Pull out from the material below all lines with "this".
--
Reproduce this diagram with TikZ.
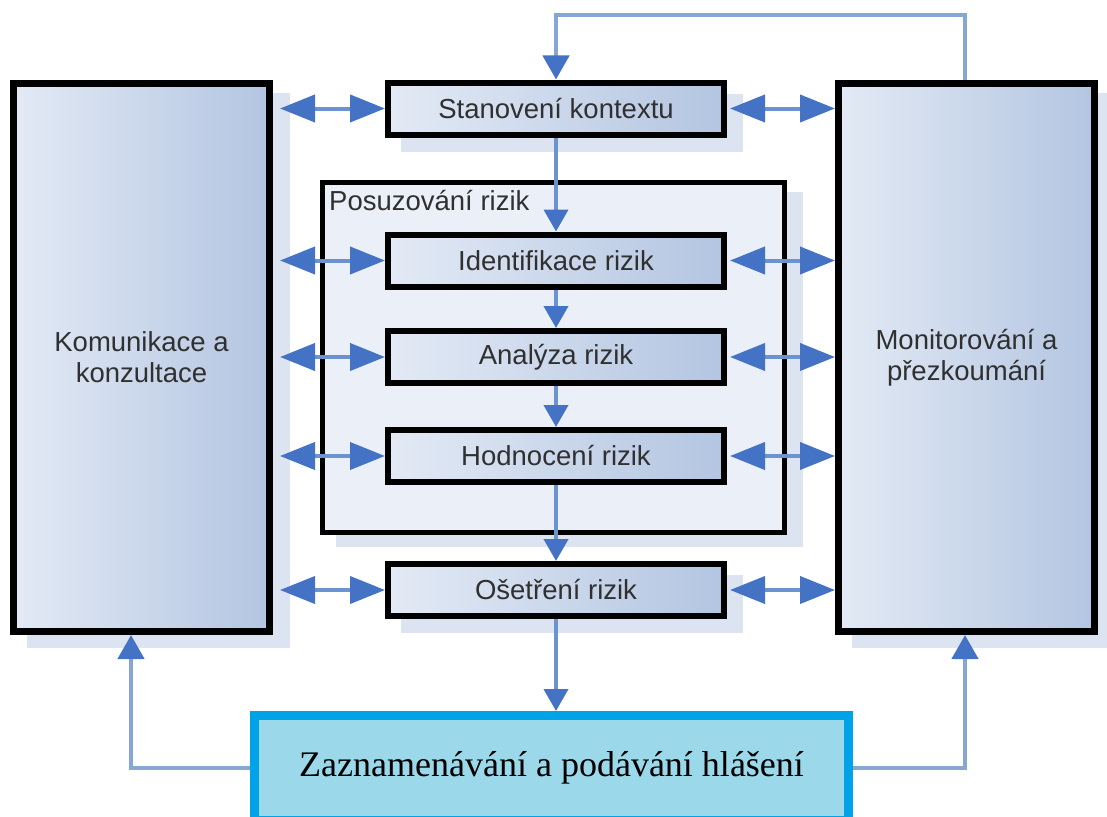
\documentclass[tikz,border=0pt]{standalone}
\usepackage{fontspec}
\setmainfont{Liberation Sans}
\newfontfamily\serifrm{Liberation Serif}
\usetikzlibrary{arrows.meta,backgrounds,calc}
\definecolor{boxL}{HTML}{E3EAF5}
\definecolor{boxR}{HTML}{B3C5E1}
\definecolor{shadowc}{HTML}{DCE4F2}
\definecolor{contc}{HTML}{EBEFF7}
\definecolor{arrowc}{HTML}{4472C4}
\definecolor{linec}{HTML}{6B93CF}
\definecolor{fbc}{HTML}{86A6D6}
\definecolor{repborder}{HTML}{00A3E8}
\definecolor{repfill}{HTML}{9AD8EA}
\definecolor{txtc}{HTML}{303030}
\tikzset{
  bigbox/.style={draw=black, line width=7pt, left color=boxL, right color=boxR,
    minimum width=256pt, minimum height=548pt, inner sep=0pt, align=center,
    text=txtc, font=\fontsize{27.5}{31}\selectfont},
  stepbox/.style={draw=black, line width=6pt, left color=boxL, right color=boxR,
    minimum width=336pt, minimum height=52pt, inner sep=0pt,
    text=txtc, font=\fontsize{27.5}{31}\selectfont},
  contbox/.style={draw=black, line width=5pt, fill=contc,
    minimum width=462pt, minimum height=350pt, inner sep=0pt},
  repbox/.style={draw=repborder, line width=9pt, fill=repfill,
    minimum width=594pt, minimum height=105pt, inner sep=0pt,
    font=\serifrm\fontsize{36}{40}\selectfont, text=black},
  darr/.style={draw=linec, line width=4pt,
    {Triangle[length=35pt,width=27pt,color=arrowc]}-{Triangle[length=35pt,width=27pt,color=arrowc]}},
  varr/.style={draw=linec, line width=4pt, -{Triangle[length=22pt,width=24pt,color=arrowc]}},
  fbarr/.style={draw=fbc, line width=4.5pt, -{Triangle[length=24pt,width=26pt,color=arrowc]}},
}
\begin{document}
\begin{tikzpicture}[x=1pt,y=-1pt]
\useasboundingbox (0,0) rectangle (1107,816);
\path[clip] (0,0) rectangle (1107,816);
% big boxes
\node[bigbox] (kom) at (141.5,357.5) {Komunikace a\\konzultace};
\node[bigbox] (mon) at (966.5,357.5) {Monitorování a\\přezkoumání};
% container
\node[contbox] (cont) at (553.5,357.5) {};
\node[anchor=west, text=txtc, font=\fontsize{27.5}{31}\selectfont, inner sep=0pt] (contlab) at (329,201) {Posuzování rizik};
% steps
\node[stepbox] (ctx) at (556,108.5) {Stanovení kontextu};
\node[stepbox] (idf) at (556,260.5) {Identifikace rizik};
\node[stepbox] (ana) at (556,357) {Analýza rizik};
\node[stepbox] (hod) at (556,456) {Hodnocení rizik};
\node[stepbox] (ose) at (556,590) {Ošetření rizik};
% report box
\node[repbox] (rep) at (551.5,768) {\raisebox{4pt}{Zaznamenávání a podávání hlášení}};
% shadows
\begin{scope}[on background layer]
  \foreach \n/\dx/\dy in {kom/17/13, mon/17/13, cont/16/12, ctx/16/14, idf/16/14, ana/16/14, hod/16/14, ose/16/14}{
    \fill[shadowc] ([shift={(\dx,\dy)}]\n.north west) rectangle ([shift={(\dx,\dy)}]\n.south east);
  }
\end{scope}
% double arrows
\foreach \s in {ctx,idf,ana,hod,ose}{
  \draw[darr] ([xshift=7pt]kom.east |- \s.west) -- (\s.west);
  \draw[darr] ([xshift=3pt]\s.east) -- (mon.west |- \s.east);
}
% vertical flow
\draw[varr] (ctx.south) -- (idf.north);
\draw[varr] (idf.south) -- (ana.north);
\draw[varr] (ana.south) -- (hod.north);
\draw[varr] (hod.south) -- (ose.north);
\draw[varr] (ose.south) -- (ose.south |- rep.north);
% feedback top
\coordinate (topy) at (0,15);
\draw[fbarr] ([xshift=-1.5pt]mon.north) -- ([xshift=-1.5pt]mon.north |- topy) -- (ctx.north |- topy) -- (ctx.north);
% bottom returns
\draw[fbarr] (rep.west) -| ([xshift=-10.5pt]kom.south);
\draw[fbarr] (rep.east) -| ([xshift=-1.5pt]mon.south);
\end{tikzpicture}
\end{document}
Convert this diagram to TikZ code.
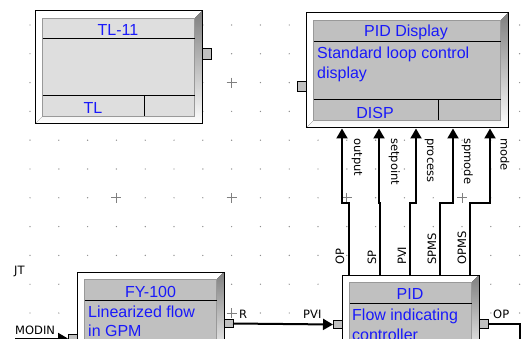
--
_THE SOLUTION_
Reproduce this diagram with TikZ.
Convert this diagram to TikZ code.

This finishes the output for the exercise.